Van Hollen said he and watchdog groups Campaign Legal Center and Democracy 21 would sue to clarify an IRS regulation that he said was at odds with the law, which requires certain groups to “exclusively” engage in social welfare to earn nonprofit status. The IRS regulation permitting groups “primarily” engaged in social welfare allows the organizations to participate in an undefined amount of political activity, said the congressman, a leading advocate of campaign finance reform and ranking member of the House Budget Committee.
The 1959 IRS regulation has become an issue since the Supreme Court’s 2010 Citizens United decision opened the door for nonprofit groups organized under section 501(c)(4) and 501(c)(6) of the tax code to raise and spend corporate and union money on elections without disclosing donors. The scandal involving the agency’s singling out conservative groups applying for nonprofit status has increased attention to the regulation, especially among Democratic lawmakers.

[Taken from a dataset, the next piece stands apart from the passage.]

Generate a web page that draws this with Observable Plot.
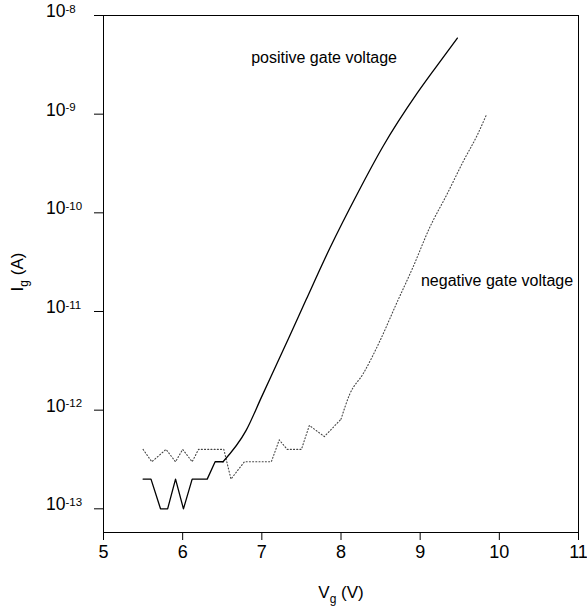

“The statute is very clear,” Van Hollen said during the keynote address at a conference on money and politics held by the Brennan Center for Justice. “It says that a 501(c)(4) organization is reserved for entities that are engaged ‘exclusively’ in social welfare activities, and it’s not clear to me what part of ‘exclusive’ the writers of the regulation didn’t get when it came to this particular provision of the law.”
If Van Hollen is right, this doesn’t, of course, make the selective application of an erroneous interpretation of the law AOK. But it does knock the props from beneath Republican efforts to conflate organizations seeking a tax exemption and donor anonymity while engaging in partisan political activity with everyday targets of much-resented IRS enforcement tactics.
It’s gotten almost zero attention, but Senate Democrats have actually talked about going to the root of the problem: the law itself.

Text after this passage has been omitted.